Un accord saveur dumping écologico-social

Suisse • Pour la première fois, un référendum a été lancé contre un accord de libre-échange. Intitulée «Stop à l’huile de palme», une alliance s’est constituée pour s’opposer à l’accord entre la Suisse et l’Indonésie approuvé par le Parlement le 20 décembre.

C’est le vigneron bio genevois Willy Cretegny qui, ne voyant personne réagir suite à la décision du Parlement, a pris les choses en main, rapidement rejoint par le syndicat paysan Uniterre, le Parti suisse du Travail-POP, la Jeunesse socialiste, Solidarité sans frontières et d’autres organisations.

Les dégâts de l’huile de palme Willy Cretegny n’a pas mâché ses mots à la conférence de presse du 27 janvier à Berne. «A 11’000 km d’ici, cet accord signifie la propagation des monocultures de palmiers à huile, la destruction de la forêt tropicale, l’acceptation du travail des enfants et du travail forcé, l’utilisation de pesticides hautement toxiques et le déplacement des populations indigènes.» Pour l’activiste de la Grève du climat Michelle Rechelt, l’accord conclu avec l’Indonésie «montre à quel point le Conseil fédéral prend la crise climatique peu au sérieux.»

«Un quart de l’une des zones de forêt tropicale humide les plus riches en espèces du monde a disparu pour laisser la place à la production d’huile de palme», a-t-elle dénoncé. «Non seulement des animaux tels que l’orang-outan, les éléphants de forêts et les tigres sont menacés d’extinction en raison de la déforestation, mais les brûlis sur sols tourbeux laissent également échapper dans l’atmosphère une quantité particulièrement importante de dioxyde de carbone et de méthane stockés dans le sol, ce qui fait de l’Indonésie l’un des plus grands émetteurs de CO2 au monde.»

L’alliance a également soulevé la problématique de l’accaparement des terres par des grosses sociétés productrices d’huile de palme, au détriment des paysans traditionnels chassés de leurs terres qui viennent grossir les rangs de l’émigration forcée.

Concurrence à la production locale

Le secrétaire syndical d’Uniterre Rudi Berli a rappelé que la Suisse a un taux d’autosuffisance de 35% pour les oléagineux, un niveau de production nationale qu’il s’agirait de maintenir tant pour des raisons écologiques qu’économiques.
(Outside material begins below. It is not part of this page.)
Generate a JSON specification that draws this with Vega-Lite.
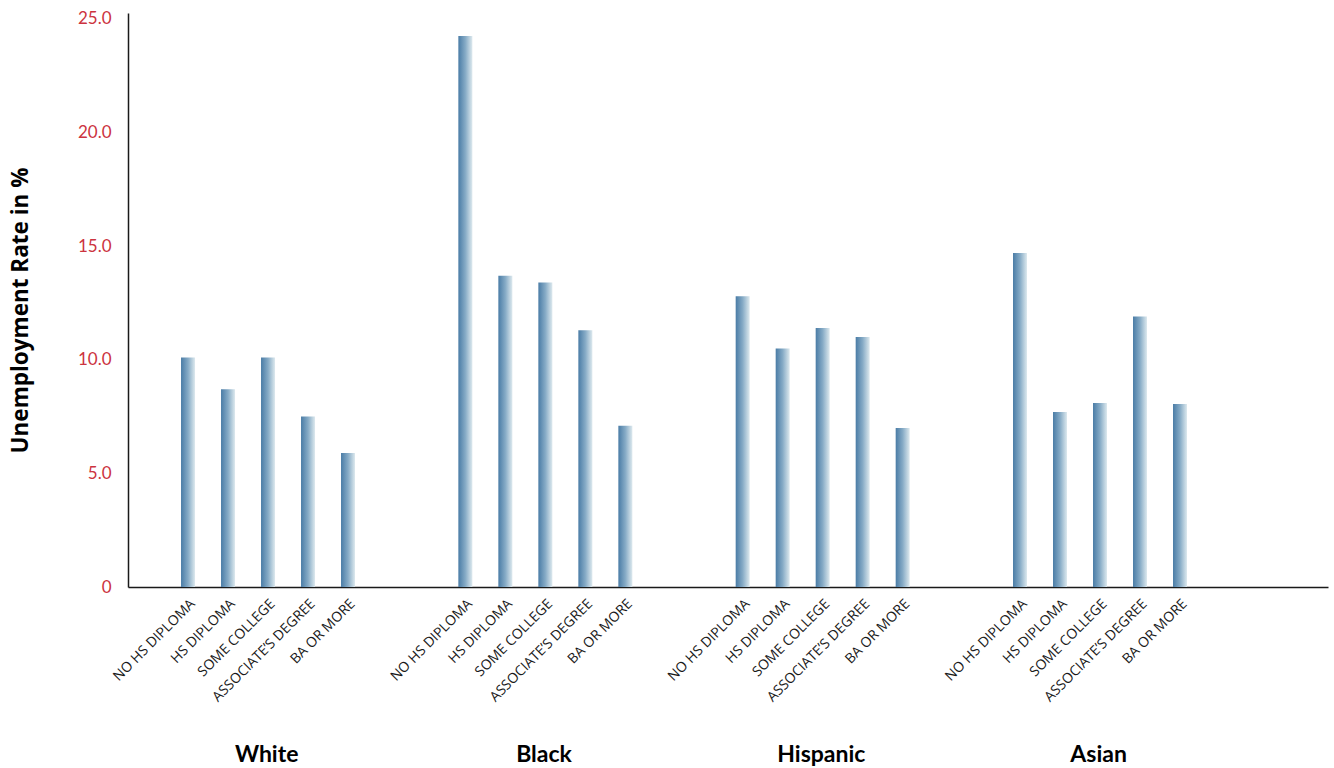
{
  "$schema": "https://vega.github.io/schema/vega-lite/v6.json",
  "autosize": {"type": "none"},
  "padding": {"left": 128, "top": 13, "right": 6, "bottom": 181},
  "width": 1200,
  "height": 574,
  "background": "white",
  "config": {
    "font": "Lato",
    "view": {"stroke": null}
  },
  "data": {
    "values": [
      {"race": "White", "education": "NO HS DIPLOMA", "rate": 10.1},
      {"race": "White", "education": "HS DIPLOMA", "rate": 8.7},
      {"race": "White", "education": "SOME COLLEGE", "rate": 10.1},
      {"race": "White", "education": "ASSOCIATE’S DEGREE", "rate": 7.5},
      {"race": "White", "education": "BA OR MORE", "rate": 5.9},
      {"race": "Black", "education": "NO HS DIPLOMA", "rate": 24.25},
      {"race": "Black", "education": "HS DIPLOMA", "rate": 13.7},
      {"race": "Black", "education": "SOME COLLEGE", "rate": 13.4},
      {"race": "Black", "education": "ASSOCIATE’S DEGREE", "rate": 11.3},
      {"race": "Black", "education": "BA OR MORE", "rate": 7.1},
      {"race": "Hispanic", "education": "NO HS DIPLOMA", "rate": 12.8},
      {"race": "Hispanic", "education": "HS DIPLOMA", "rate": 10.5},
      {"race": "Hispanic", "education": "SOME COLLEGE", "rate": 11.4},
      {"race": "Hispanic", "education": "ASSOCIATE’S DEGREE", "rate": 11.0},
      {"race": "Hispanic", "education": "BA OR MORE", "rate": 7.0},
      {"race": "Asian", "education": "NO HS DIPLOMA", "rate": 14.7},
      {"race": "Asian", "education": "HS DIPLOMA", "rate": 7.7},
      {"race": "Asian", "education": "SOME COLLEGE", "rate": 8.1},
      {"race": "Asian", "education": "ASSOCIATE’S DEGREE", "rate": 11.9},
      {"race": "Asian", "education": "BA OR MORE", "rate": 8.05}
    ]
  },
  "encoding": {
    "x": {
      "field": "race",
      "type": "nominal",
      "sort": ["White", "Black", "Hispanic", "Asian"],
      "scale": {"paddingInner": 0, "paddingOuter": 0.1635, "align": 0},
      "axis": {
        "title": null,
        "labelAngle": 0,
        "labelFont": "Lato",
        "labelFontWeight": "bold",
        "labelFontSize": 23,
        "labelColor": "#000000",
        "labelPadding": 156,
        "labelBaseline": "top",
        "ticks": false,
        "grid": false,
        "domainColor": "#1a1a1a",
        "domainWidth": 1.5
      }
    },
    "xOffset": {
      "field": "education",
      "type": "nominal",
      "sort": ["NO HS DIPLOMA", "HS DIPLOMA", "SOME COLLEGE", "ASSOCIATE’S DEGREE", "BA OR MORE"],
      "scale": {"paddingInner": 0.0667, "paddingOuter": 1, "align": 0.517}
    }
  },
  "layer": [
    {
      "mark": {
        "type": "bar",
        "width": 14,
        "color": {
          "gradient": "linear",
          "x1": 0, "y1": 0, "x2": 1, "y2": 0,
          "stops": [
            {"offset": 0, "color": "#4a7ca6"},
            {"offset": 0.5, "color": "#86abc6"},
            {"offset": 1, "color": "#dde9ee"}
          ]
        }
      },
      "encoding": {
        "y": {
          "field": "rate",
          "type": "quantitative",
          "scale": {"domain": [0, 25.26], "nice": false, "zero": true},
          "axis": {
            "title": "Unemployment Rate in %",
            "titleFont": "Open Sans",
            "titleFontSize": 22.5,
            "titleFontWeight": "bold",
            "titleColor": "#000000",
            "titlePadding": 45,
            "titleY": 297,
            "values": [0, 5, 10, 15, 20, 25],
            "labelExpr": "datum.value == 0 ? '0' : format(datum.value, '.1f')",
            "labelFont": "Lato",
            "labelFontSize": 17,
            "labelColor": "#cc3340",
            "labelPadding": 17,
            "ticks": false,
            "grid": false,
            "domainColor": "#1a1a1a",
            "domainWidth": 1.5
          }
        }
      }
    },
    {
      "mark": {
        "type": "text",
        "angle": 315,
        "align": "right",
        "baseline": "middle",
        "dx": -7,
        "dy": 14,
        "font": "Open Sans",
        "fontSize": 14,
        "color": "#1a1a1a"
      },
      "encoding": {
        "y": {"datum": 0, "type": "quantitative"},
        "text": {"field": "education"}
      }
    }
  ]
}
Alors que l’huile de palme est en deuxième position des huiles alimentaires importées en Suisse, avec un volume de 32’000 tonnes, l’accord signé octroie des concessions douanières pour 22’500 tonnes d’huile de palme d’Indonésie.

«En termes de consommation, l’huile de palme occupe déjà la troisième place avec 16% de part de vente, après le tournesol et le colza et devant l’huile d’olive», relève Rudi Berli. «L’huile de palme, moins chère, a gagné cette part de marché au cours des 20 dernières années au détriment de l’huile de tournesol. L’objectif de l’industrie agroalimentaire reste de se procurer des matières premières aussi librement que possible et au prix le plus bas possible, avec des conséquences fatales pour l’homme et l’environnement».

La résistance face au libre-échange

Les opposants à l’accord Suisse-Indonésie ne souhaitent pas s’arrêter à la critique d’un produit. S’ils lancent ce référendum, c’est aussi pour remettre en cause le libre-échange de manière générale. Pour Willy Cretegny, «les accords de libre-échange sont dangereux, quels que soient les produits échangés. Le gouvernement dit qu’il faut passer aux énergies renouvelables tout en soutenant ce genre d’accords qui poussent au gaspillage. Le réchauffement climatique exige que nous abandonnions le libre-échange au profit d’une politique commerciale qui favorise les produits locaux.»

Le référendum est également un signal pour alerter sur toute une série d’autres accords de libre-échange qui se préparent entre la Suisse et le Mercosur, la Malaisie ou encore les États-Unis. Le délai de récolte des signatures est serré: le 9 avril 2020.